The House is also ensnared in an impeachment inquiry into Biden, which may impact the spending talks.

Rep. Nancy Mace (R-S.C.), an Armed Services Committee member, said the House has “a lot of other issues ahead” of Ukraine funding.

“Additional funding for Ukraine is going to be difficult to sell to the American people because every day that we go on fewer Americans support the war in Ukraine,” she said.

A CNN poll in August found a majority of Americans, 55 percent to 45 percent, oppose more aid to Ukraine, though that is split on party lines. About 71 percent of Republican respondents said the U.S. should not provide additional funding, according to the poll, while 62 percent of Democrats back more funding.
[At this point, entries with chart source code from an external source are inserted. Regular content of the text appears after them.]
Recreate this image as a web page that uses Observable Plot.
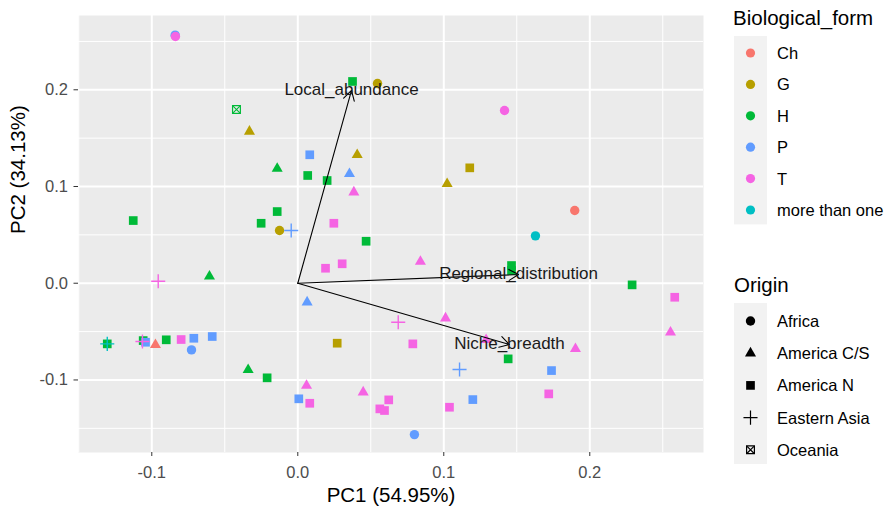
<!DOCTYPE html>
<html><head><meta charset="utf-8">
<script src="https://cdn.jsdelivr.net/npm/d3@7"></script>
<script src="https://cdn.jsdelivr.net/npm/@observablehq/plot@0.6"></script>
<style>body{margin:0;background:#fff;} #chart{width:890px;height:508px;}</style>
</head><body><div id="chart"></div>
<script>
const pc1 = [-0.0840,-0.0838,-0.0420,-0.0331,-0.0141,0.0375,0.0546,0.1416,0.0082,0.0407,0.1178,0.0354,0.0068,0.0201,0.1023,0.0384,-0.1127,-0.0141,-0.0251,-0.0125,-0.0045,0.0247,0.0468,0.0840,0.0304,0.0190,-0.0605,-0.0956,0.0064,0.1897,0.1628,0.1464,0.1464,0.2290,0.2582,0.2553,0.1902,0.1738,0.1719,0.1441,0.1290,0.1012,0.0688,0.0270,0.0788,0.1108,0.0060,0.0007,0.0082,0.0448,0.0562,0.0623,0.0594,0.1039,0.1199,0.0799,-0.1305,-0.1305,-0.1059,-0.1064,-0.1043,-0.0975,-0.0901,-0.0799,-0.0712,-0.0728,-0.0586,-0.0340,-0.0210];
const pc2 = [0.2565,0.2551,0.1796,0.1569,0.1186,0.2086,0.2065,0.1786,0.1328,0.1328,0.1193,0.1131,0.1114,0.1062,0.1028,0.0941,0.0648,0.0741,0.0620,0.0545,0.0545,0.0620,0.0434,0.0224,0.0201,0.0155,0.0072,0.0021,-0.0196,0.0752,0.0490,0.0183,0.0131,-0.0017,-0.0145,-0.0507,-0.0678,-0.0903,-0.1144,-0.0782,-0.0585,-0.0362,-0.0403,-0.0620,-0.0627,-0.0892,-0.1058,-0.1195,-0.1241,-0.1127,-0.1299,-0.1206,-0.1316,-0.1282,-0.1203,-0.1565,-0.0627,-0.0627,-0.0593,-0.0603,-0.0610,-0.0637,-0.0585,-0.0582,-0.0569,-0.0689,-0.0551,-0.0896,-0.0978];
const form = ["P","T","H","G","H","H","G","T","P","G","G","P","H","H","G","T","H","H","H","G","P","T","H","T","T","T","H","T","P","Ch","more than one","H","H","H","T","T","T","P","T","H","T","T","T","G","T","P","T","P","T","T","T","T","T","T","P","P","H","more than one","H","T","P","Ch","H","T","P","P","P","H","H"];
const origin = ["Africa","Africa","Oceania","America C/S","America C/S","America N","Africa","Africa","America N","America C/S","America N","America C/S","America N","America N","America C/S","America C/S","America N","America N","America N","Africa","Eastern Asia","America N","America N","America C/S","America N","America N","America C/S","Eastern Asia","America C/S","Africa","Africa","America N","America N","America N","America N","America C/S","America C/S","America N","America N","America N","America C/S","America C/S","Eastern Asia","America N","America N","Eastern Asia","America C/S","America N","America N","America C/S","America N","America N","America N","America N","America N","Africa","America N","Eastern Asia","America N","Eastern Asia","America N","America C/S","America N","America N","America N","Africa","America N","America C/S","America N"];

const formLevels = ["Ch","G","H","P","T","more than one"];
const formColors = ["#F8766D","#B79F00","#00BA38","#619CFF","#F564E3","#00BFC4"];
const originLevels = ["Africa","America C/S","America N","Eastern Asia","Oceania"];

const loadingVars = ["Local_abundance","Regional_distribution","Niche_breadth"];
const loadingPC1 = [0.0368, 0.1512, 0.1450];
const loadingPC2 = [0.1993, 0.0090, -0.0634];

const xTicks = [-0.1, 0, 0.1, 0.2];
const yTicks = [-0.1, 0, 0.1, 0.2];
const minorTicks = [-0.15, -0.05, 0.05, 0.15, 0.25];

const FONT = "'Liberation Sans', Arial, sans-serif";
const data = pc1.map((x, i) => ({x, y: pc2[i], form: form[i], origin: origin[i]}));
const loadings = loadingVars.map((v, i) => ({v, x: loadingPC1[i], y: loadingPC2[i]}));
const sub = o => data.filter(d => d.origin === o);

const fmt = d => d.toFixed(1);

const plot = Plot.plot({
  width: 890, height: 508,
  marginLeft: 78, marginRight: 187, marginTop: 15, marginBottom: 56,
  style: {fontFamily: FONT, background: "#fff", overflow: "visible"},
  x: {domain: [-0.1502, 0.2779]},
  y: {domain: [-0.175, 0.2768]},
  color: {domain: formLevels, range: formColors},
  marks: [
    Plot.frame({fill: "#EBEBEB", stroke: null}),
    Plot.ruleX(minorTicks, {stroke: "#fff", strokeWidth: 1}),
    Plot.ruleY(minorTicks, {stroke: "#fff", strokeWidth: 1}),
    Plot.ruleX(xTicks, {stroke: "#fff", strokeWidth: 2}),
    Plot.ruleY(yTicks, {stroke: "#fff", strokeWidth: 2}),
    Plot.axisX(xTicks, {tickFormat: fmt, tickSize: 4, tickPadding: 10, fontSize: 16.5, stroke: "#333", fill: "#4D4D4D", label: null}),
    Plot.axisY(yTicks, {tickFormat: fmt, tickSize: 4.5, tickPadding: 6, fontSize: 16.5, stroke: "#333", fill: "#4D4D4D", label: null}),
    Plot.text(["PC1 (54.95%)"], {frameAnchor: "bottom", dy: 43, text: d => d, fontSize: 20.5, fill: "#000", lineAnchor: "middle"}),
    Plot.text(["PC2 (34.13%)"], {frameAnchor: "left", dx: -60, rotate: -90, text: d => d, fontSize: 20.5, fill: "#000", lineAnchor: "middle"}),
    Plot.dot(sub("Africa"), {x: "x", y: "y", fill: "form", symbol: "circle", r: 4.7, stroke: null}),
    Plot.dot(sub("America C/S"), {x: "x", y: "y", fill: "form", symbol: "triangle", r: 4.1, stroke: null}),
    Plot.dot(sub("America N"), {x: "x", y: "y", fill: "form", symbol: "square", r: 4.9, stroke: null}),
    Plot.dot(sub("Eastern Asia"), {x: "x", y: "y", stroke: "form", fill: "none", symbol: "plus", r: 4.6, strokeWidth: 1.4}),
    Plot.dot(sub("Oceania"), {x: "x", y: "y", stroke: "form", fill: "none", symbol: "square", r: 4.4, strokeWidth: 1.2}),
    Plot.dot(sub("Oceania"), {x: "x", y: "y", stroke: "form", fill: "none", symbol: "times", r: 3.2, strokeWidth: 1.1}),
    Plot.arrow(loadings, {x1: () => 0, y1: () => 0, x2: "x", y2: "y", stroke: "#000", strokeWidth: 1.1, headLength: 15, headAngle: 60}),
    Plot.text(loadings, {x: "x", y: "y", text: "v", fontSize: 17, fill: "#1a1a1a", lineAnchor: "middle", dy: -1})
  ]
});
document.getElementById("chart").appendChild(plot);

// Legends (right side)
const svg = d3.select(plot);
const g = svg.append("g").attr("font-family", FONT).attr("text-anchor", "start");
function sym(type, r) { return d3.symbol(type, Math.PI * r * r)(); }

// Biological_form legend
g.append("text").attr("x", 733).attr("y", 25).attr("font-size", 20.5).attr("fill", "#000").text("Biological_form");
const k1top = 36, k1h = 31.4;
g.append("rect").attr("x", 734).attr("y", k1top).attr("width", 33).attr("height", k1h * formLevels.length).attr("fill", "#F2F2F2");
formLevels.forEach((f, i) => {
  const cy = k1top + 17 + i * k1h;
  g.append("circle").attr("cx", 750.5).attr("cy", cy).attr("r", 4.6).attr("fill", formColors[i]);
  g.append("text").attr("x", 777).attr("y", cy).attr("dy", "0.36em").attr("font-size", 16.5).attr("fill", "#000").text(f);
});

// Origin legend
g.append("text").attr("x", 734).attr("y", 292).attr("font-size", 20.5).attr("fill", "#000").text("Origin");
const k2top = 303, k2h = 32.2;
g.append("rect").attr("x", 734).attr("y", k2top).attr("width", 33).attr("height", k2h * originLevels.length).attr("fill", "#F2F2F2");
const legSyms = [
  [[d3.symbolCircle, 4.7, "fill"]],
  [[d3.symbolTriangle, 4.1, "fill"]],
  [[d3.symbolSquare, 4.9, "fill"]],
  [[d3.symbolPlus, 4.6, "stroke"]],
  [[d3.symbolSquare, 4.4, "stroke"], [d3.symbolTimes, 3.2, "stroke"]]
];
originLevels.forEach((o, i) => {
  const cy = k2top + 18 + i * k2h;
  legSyms[i].forEach(([t, r, mode]) => {
    const p = g.append("path").attr("d", sym(t, r)).attr("transform", `translate(750.5,${cy})`);
    if (mode === "fill") p.attr("fill", "#000");
    else p.attr("fill", "none").attr("stroke", "#000").attr("stroke-width", 1.2);
  });
  g.append("text").attr("x", 777).attr("y", cy).attr("dy", "0.36em").attr("font-size", 16.5).attr("fill", "#000").text(o);
});
</script>
</body></html>
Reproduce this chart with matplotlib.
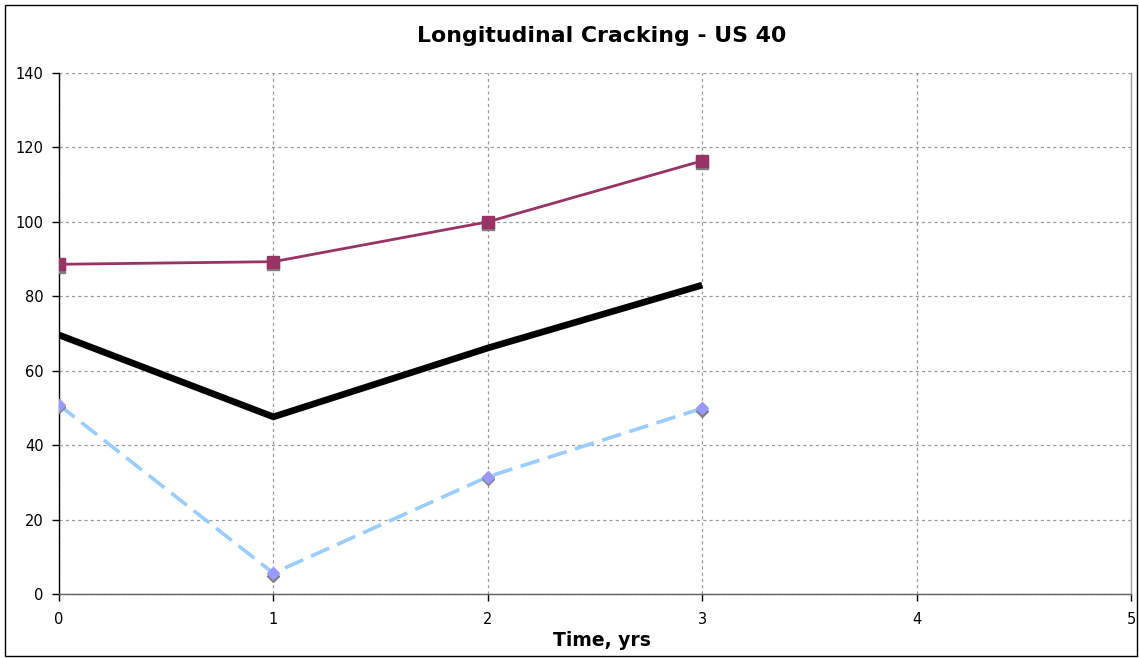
import matplotlib
matplotlib.use("Agg")
import matplotlib.pyplot as plt
from matplotlib.patches import Rectangle
from matplotlib.transforms import offset_copy

# Survey data, US 40 longitudinal cracking
years = [0, 1, 2, 3]
upper = [88.6, 89.3, 100.0, 116.4]
mean = [69.6, 47.6, 66.1, 83.0]
lower = [50.8, 5.6, 31.5, 49.9]

x_ticks = [0, 1, 2, 3, 4, 5]
y_ticks = [0, 20, 40, 60, 80, 100, 120, 140]

title = "Longitudinal Cracking - US 40"
x_label = "Time, yrs"

plt.rcParams["font.family"] = ["DejaVu Sans"]

fig = plt.figure(figsize=(11.39, 6.58), dpi=100)
ax = fig.add_axes([59 / 1139, 1 - 594 / 658, (1131 - 59) / 1139, (594 - 73) / 658])

# drop shadow for markers: same data, shifted a few pixels down
shadow = offset_copy(ax.transData, fig=fig, x=0, y=-2.5, units="dots")

ax.plot(years, upper, color="#993366", lw=2.0, zorder=3)
ax.plot(years, upper, ls="none", marker="s", ms=8, color="#808080",
        mec="#808080", transform=shadow, zorder=4)
ax.plot(years, upper, ls="none", marker="s", ms=8, color="#993366",
        mec="#993366", zorder=5)

ax.plot(years, mean, color="black", lw=4.8, solid_capstyle="butt",
        solid_joinstyle="miter", zorder=3)

ax.plot(years, lower, color="#99CCFF", lw=2.6, dashes=(5.5, 2.4), zorder=3)
ax.plot(years, lower, ls="none", marker="D", ms=6.5, color="#808080",
        mec="#808080", transform=shadow, zorder=4)
ax.plot(years, lower, ls="none", marker="D", ms=6.5, color="#9999FF",
        mec="#9999FF", zorder=5)

ax.set_xlim(0, 5)
ax.set_ylim(0, 140)
ax.set_xticks(x_ticks)
ax.set_yticks(y_ticks)
ax.tick_params(axis="both", direction="out", length=5, width=1,
               labelsize=10.5, pad=6, color="black")
ax.tick_params(axis="x", pad=8)

ax.grid(True, color="#999999", lw=0.9, dashes=(2.5, 2.5))
ax.set_axisbelow(True)

ax.spines["left"].set_color("black")
ax.spines["bottom"].set_color("#606060")
ax.spines["top"].set_visible(False)
ax.spines["right"].set_color("#a0a0a0")
for s in ("left", "bottom", "right"):
    ax.spines[s].set_linewidth(1.0)

fig.text(0.5 * (418 + 786) / 1139, 1 - 36 / 658, title, ha="center",
         va="center", fontsize=15.8, fontweight="bold")
fig.text(0.5 * (553 + 651) / 1139, 1 - 640 / 658, x_label, ha="center",
         va="center", fontsize=13.5, fontweight="bold")

# outer chart frame
fig.patches.append(Rectangle((5 / 1139, 1 - 656 / 658), (1137 - 5) / 1139,
                             (656 - 5) / 658, transform=fig.transFigure,
                             fill=False, ec="black", lw=1.0))

fig.savefig("out.png", dpi=100)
Other polls, including a Reagan Institute poll over the summer, have indicated stronger support. An August Fox News poll found a growing number of Americans were skeptical of backing Ukraine but the plurality, or 40 percent, said support should stay the same.

The debate comes at a critical moment for Ukraine, which is struggling to gain ground in its counteroffensive launched earlier this summer and will need a steady supply of weaponry and equipment to stay in the fight.

Congress approved $113 billion in total aid for Ukraine last year, about $47 billion of which translated directly to supporting Ukraine’s military needs.

But that pool of money is running out fast. It’s unclear how much money is left exactly because of the Pentagon’s massive accounting errors, but publicly available data shows about $44 billion has been spent so far, leaving just a few billion left.

It’s not only Democrats who are pressuring the House GOP to get on board with new funding.

Senate Minority Leader Mitch McConnell (R-Ky.) said on the floor this month that skeptics of Ukraine aid were making “faulty arguments,” arguing the war was worth funding.

“Standing with our allies against [Russian President Vladimir Putin] is directly and measurably strengthening the U.S. military,” he said. “Our support to Ukraine is grinding down one of America’s biggest strategic adversaries.”

Since taking over the House in January, there has been a persistent fear among Ukraine’s supporters that Republicans will stymie more aid.

That bubbled to the surface in July, when 70 Republican lawmakers supported a failed bid to insert an amendment in a draft version of the annual defense bill that would have cut off all U.S. military funding to Ukraine.

Republican presidential candidates such as entrepreneur Vivek Ramaswamy and former President Trump are also giving voice to the growing skepticism showing up in polls.

There’s also concern that Ukraine could be a casualty of McCarthy’s fraught relationship with the Freedom Caucus, which released a list of demands in August in order for members to back the spending bills. One of those positions was outright opposition to “any blank check for Ukraine in any supplemental appropriations bill.”

Rep. Warren Davidson (R-Ohio), a Freedom Caucus member, said he was hopeful McCarthy would keep Ukraine funding off the floor entirely.

“We have other things that we need to resolve,” he said. “ The House needs to stay focused on funding the government.”

Davidson wrote Thursday on X, the platform formerly known as Twitter, that he will oppose any future aid package to Ukraine “until the Biden administration provides Congress with a clear mission” in the war.

The Biden administration maintains that it has been clear on its goals in Ukraine.

White House national security adviser Jake Sullivan told reporters Wednesday that he doesn’t “know how many times I’ve answered this question in the last year and a half.”

“We want to see Ukraine succeed on the battlefield. We want to see them get all their territory back. We want to see their sovereignty respected,” Sullivan said. “We want to see no Russian troops inside Ukraine. We want to see the war end.”

“And it could end today, obviously, if Mr. Putin would do the right thing and just get the hell out,” he added. “That’s clearly not going to happen right now.”